* YOUR TASK
Copy exactly the lines from the one containing "Recreate this image" through the one containing "(760,525); % scanned page", both included, and nothing else.

* MATERIALS PROVIDED
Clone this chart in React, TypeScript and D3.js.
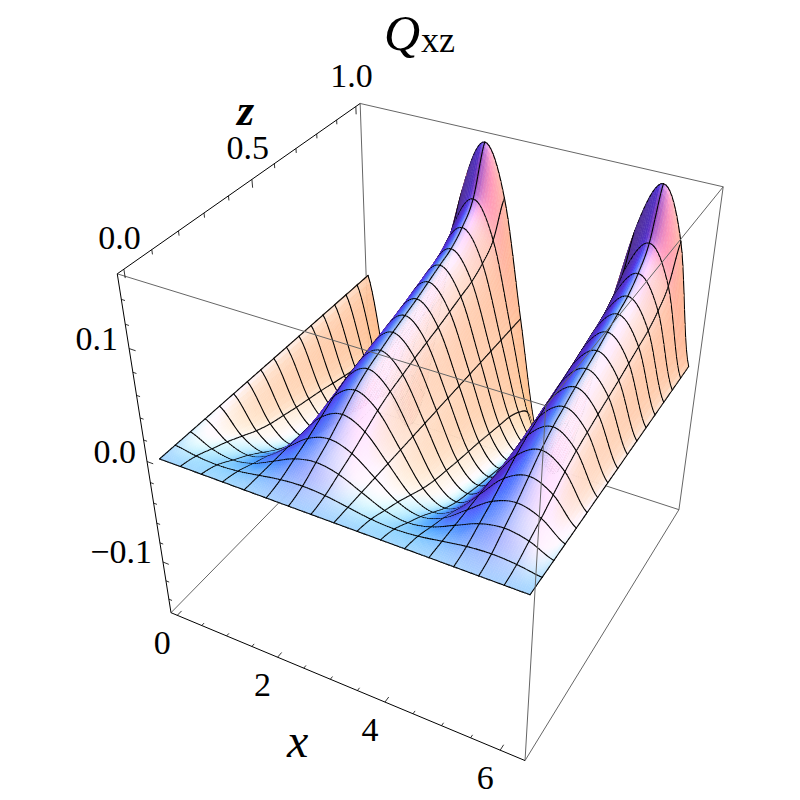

---

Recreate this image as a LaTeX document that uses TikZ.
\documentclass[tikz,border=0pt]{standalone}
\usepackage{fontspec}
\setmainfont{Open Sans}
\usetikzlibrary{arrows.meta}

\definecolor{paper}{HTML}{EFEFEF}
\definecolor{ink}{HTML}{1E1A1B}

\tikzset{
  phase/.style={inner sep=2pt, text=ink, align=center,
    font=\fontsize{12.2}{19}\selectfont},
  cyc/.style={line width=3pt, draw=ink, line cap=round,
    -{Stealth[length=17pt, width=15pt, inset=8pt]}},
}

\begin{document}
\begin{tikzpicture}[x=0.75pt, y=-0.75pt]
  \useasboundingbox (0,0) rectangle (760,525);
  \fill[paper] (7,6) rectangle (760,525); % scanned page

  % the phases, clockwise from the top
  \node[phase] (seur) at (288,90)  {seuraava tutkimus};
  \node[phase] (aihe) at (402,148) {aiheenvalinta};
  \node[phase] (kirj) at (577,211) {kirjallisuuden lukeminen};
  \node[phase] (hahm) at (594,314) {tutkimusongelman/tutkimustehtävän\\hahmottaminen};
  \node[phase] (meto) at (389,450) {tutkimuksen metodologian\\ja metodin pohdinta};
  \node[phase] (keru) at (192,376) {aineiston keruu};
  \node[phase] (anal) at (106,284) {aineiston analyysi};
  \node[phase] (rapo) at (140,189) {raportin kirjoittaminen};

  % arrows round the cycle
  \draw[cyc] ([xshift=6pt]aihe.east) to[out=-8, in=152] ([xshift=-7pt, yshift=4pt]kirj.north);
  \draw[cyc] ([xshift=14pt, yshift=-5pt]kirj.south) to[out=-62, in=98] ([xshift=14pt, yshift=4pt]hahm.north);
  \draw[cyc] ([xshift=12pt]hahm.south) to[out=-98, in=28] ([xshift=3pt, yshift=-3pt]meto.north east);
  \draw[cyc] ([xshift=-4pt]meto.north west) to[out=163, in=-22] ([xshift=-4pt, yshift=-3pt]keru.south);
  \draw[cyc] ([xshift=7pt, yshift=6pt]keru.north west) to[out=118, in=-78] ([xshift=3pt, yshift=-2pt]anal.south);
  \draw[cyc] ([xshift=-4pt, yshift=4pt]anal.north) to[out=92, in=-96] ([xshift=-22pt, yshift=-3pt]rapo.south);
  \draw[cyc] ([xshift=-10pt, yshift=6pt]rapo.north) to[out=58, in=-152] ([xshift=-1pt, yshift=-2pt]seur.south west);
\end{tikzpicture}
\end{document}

--

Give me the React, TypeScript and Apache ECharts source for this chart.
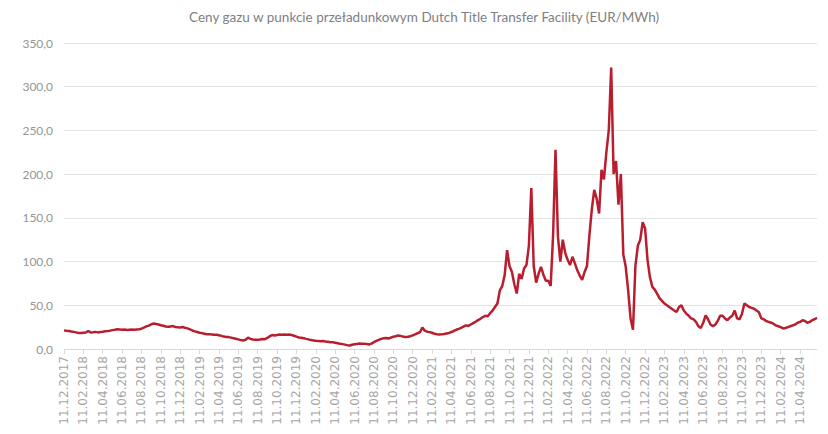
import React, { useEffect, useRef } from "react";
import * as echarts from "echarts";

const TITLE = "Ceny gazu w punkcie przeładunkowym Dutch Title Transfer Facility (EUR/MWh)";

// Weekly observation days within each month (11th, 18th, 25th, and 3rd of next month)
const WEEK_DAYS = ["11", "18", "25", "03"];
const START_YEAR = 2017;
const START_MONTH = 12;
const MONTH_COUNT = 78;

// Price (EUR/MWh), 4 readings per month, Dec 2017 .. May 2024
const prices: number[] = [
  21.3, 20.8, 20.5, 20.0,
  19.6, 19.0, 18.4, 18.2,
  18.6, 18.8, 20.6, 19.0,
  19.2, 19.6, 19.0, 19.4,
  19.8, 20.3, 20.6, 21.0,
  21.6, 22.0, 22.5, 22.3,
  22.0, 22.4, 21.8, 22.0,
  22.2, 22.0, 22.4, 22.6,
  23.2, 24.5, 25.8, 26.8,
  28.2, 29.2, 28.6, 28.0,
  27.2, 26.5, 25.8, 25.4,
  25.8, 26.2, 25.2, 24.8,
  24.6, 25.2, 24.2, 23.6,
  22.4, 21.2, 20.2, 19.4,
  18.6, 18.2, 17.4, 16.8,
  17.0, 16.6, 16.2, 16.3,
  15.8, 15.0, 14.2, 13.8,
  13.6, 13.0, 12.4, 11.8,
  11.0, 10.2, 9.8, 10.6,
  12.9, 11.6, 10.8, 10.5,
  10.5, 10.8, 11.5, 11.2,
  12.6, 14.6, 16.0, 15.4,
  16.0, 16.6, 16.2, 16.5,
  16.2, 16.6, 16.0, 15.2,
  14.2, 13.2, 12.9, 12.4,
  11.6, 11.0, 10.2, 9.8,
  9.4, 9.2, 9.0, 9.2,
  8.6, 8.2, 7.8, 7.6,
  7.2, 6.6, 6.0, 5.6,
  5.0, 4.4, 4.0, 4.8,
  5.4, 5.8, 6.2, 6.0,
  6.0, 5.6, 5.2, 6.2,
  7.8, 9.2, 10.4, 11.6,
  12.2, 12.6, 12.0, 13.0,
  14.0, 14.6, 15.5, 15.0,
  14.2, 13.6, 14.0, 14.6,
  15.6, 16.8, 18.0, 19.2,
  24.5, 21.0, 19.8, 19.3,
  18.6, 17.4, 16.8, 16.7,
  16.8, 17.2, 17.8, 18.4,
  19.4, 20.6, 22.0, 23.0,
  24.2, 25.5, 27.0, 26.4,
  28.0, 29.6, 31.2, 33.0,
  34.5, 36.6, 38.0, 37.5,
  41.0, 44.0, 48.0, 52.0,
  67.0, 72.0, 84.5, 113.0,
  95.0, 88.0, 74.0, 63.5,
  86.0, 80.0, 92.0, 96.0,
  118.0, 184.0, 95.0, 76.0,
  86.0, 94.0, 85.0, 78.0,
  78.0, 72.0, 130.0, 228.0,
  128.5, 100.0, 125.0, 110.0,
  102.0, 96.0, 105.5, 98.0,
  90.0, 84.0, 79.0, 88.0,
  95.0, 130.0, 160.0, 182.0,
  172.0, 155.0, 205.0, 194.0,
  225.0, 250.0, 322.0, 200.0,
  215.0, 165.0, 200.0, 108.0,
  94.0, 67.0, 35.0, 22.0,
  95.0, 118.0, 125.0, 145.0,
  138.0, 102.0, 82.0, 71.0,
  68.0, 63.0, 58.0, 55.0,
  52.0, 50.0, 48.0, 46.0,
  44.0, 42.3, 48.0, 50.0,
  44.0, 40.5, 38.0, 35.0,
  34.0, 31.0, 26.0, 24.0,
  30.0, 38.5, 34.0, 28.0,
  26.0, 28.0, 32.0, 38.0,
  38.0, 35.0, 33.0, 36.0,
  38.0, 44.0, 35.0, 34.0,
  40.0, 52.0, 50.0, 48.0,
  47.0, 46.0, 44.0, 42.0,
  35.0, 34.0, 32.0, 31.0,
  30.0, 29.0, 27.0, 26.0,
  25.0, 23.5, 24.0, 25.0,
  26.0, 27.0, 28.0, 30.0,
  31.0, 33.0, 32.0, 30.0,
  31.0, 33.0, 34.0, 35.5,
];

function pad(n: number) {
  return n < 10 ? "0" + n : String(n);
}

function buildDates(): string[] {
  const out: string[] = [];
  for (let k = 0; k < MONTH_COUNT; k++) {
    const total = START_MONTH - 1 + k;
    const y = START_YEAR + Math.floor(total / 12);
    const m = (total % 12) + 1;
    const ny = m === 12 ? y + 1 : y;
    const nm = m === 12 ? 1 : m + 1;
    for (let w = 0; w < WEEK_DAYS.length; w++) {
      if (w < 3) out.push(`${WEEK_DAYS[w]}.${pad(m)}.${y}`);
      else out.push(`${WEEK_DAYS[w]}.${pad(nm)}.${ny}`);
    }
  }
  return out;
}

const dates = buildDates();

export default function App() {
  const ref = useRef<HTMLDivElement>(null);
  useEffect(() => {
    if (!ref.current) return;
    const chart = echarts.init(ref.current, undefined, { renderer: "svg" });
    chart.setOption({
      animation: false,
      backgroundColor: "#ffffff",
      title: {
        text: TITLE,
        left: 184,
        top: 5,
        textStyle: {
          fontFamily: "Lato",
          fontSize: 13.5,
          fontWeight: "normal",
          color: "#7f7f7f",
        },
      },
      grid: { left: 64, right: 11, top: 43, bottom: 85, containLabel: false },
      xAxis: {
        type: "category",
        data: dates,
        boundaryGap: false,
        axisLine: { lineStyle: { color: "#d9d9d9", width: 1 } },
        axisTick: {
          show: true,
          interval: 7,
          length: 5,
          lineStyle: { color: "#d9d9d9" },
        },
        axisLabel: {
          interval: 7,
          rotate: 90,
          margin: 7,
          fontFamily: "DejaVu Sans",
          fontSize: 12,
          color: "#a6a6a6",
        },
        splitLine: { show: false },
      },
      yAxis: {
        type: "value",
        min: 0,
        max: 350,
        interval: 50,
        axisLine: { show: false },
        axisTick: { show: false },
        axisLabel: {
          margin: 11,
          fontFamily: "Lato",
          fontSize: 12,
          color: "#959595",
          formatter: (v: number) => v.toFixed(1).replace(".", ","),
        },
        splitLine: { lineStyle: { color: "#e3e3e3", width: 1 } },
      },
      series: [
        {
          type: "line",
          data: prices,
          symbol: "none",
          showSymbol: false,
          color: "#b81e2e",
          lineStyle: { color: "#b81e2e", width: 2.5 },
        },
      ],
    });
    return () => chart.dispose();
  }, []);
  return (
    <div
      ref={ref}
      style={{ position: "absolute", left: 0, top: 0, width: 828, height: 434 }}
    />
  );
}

* WORKED ANSWER
Recreate this image as a LaTeX document that uses TikZ.
\documentclass[tikz,border=0pt]{standalone}
\usepackage{fontspec}
\setmainfont{Open Sans}
\usetikzlibrary{arrows.meta}

\definecolor{paper}{HTML}{EFEFEF}
\definecolor{ink}{HTML}{1E1A1B}

\tikzset{
  phase/.style={inner sep=2pt, text=ink, align=center,
    font=\fontsize{12.2}{19}\selectfont},
  cyc/.style={line width=3pt, draw=ink, line cap=round,
    -{Stealth[length=17pt, width=15pt, inset=8pt]}},
}

\begin{document}
\begin{tikzpicture}[x=0.75pt, y=-0.75pt]
  \useasboundingbox (0,0) rectangle (760,525);
  \fill[paper] (7,6) rectangle (760,525); % scanned page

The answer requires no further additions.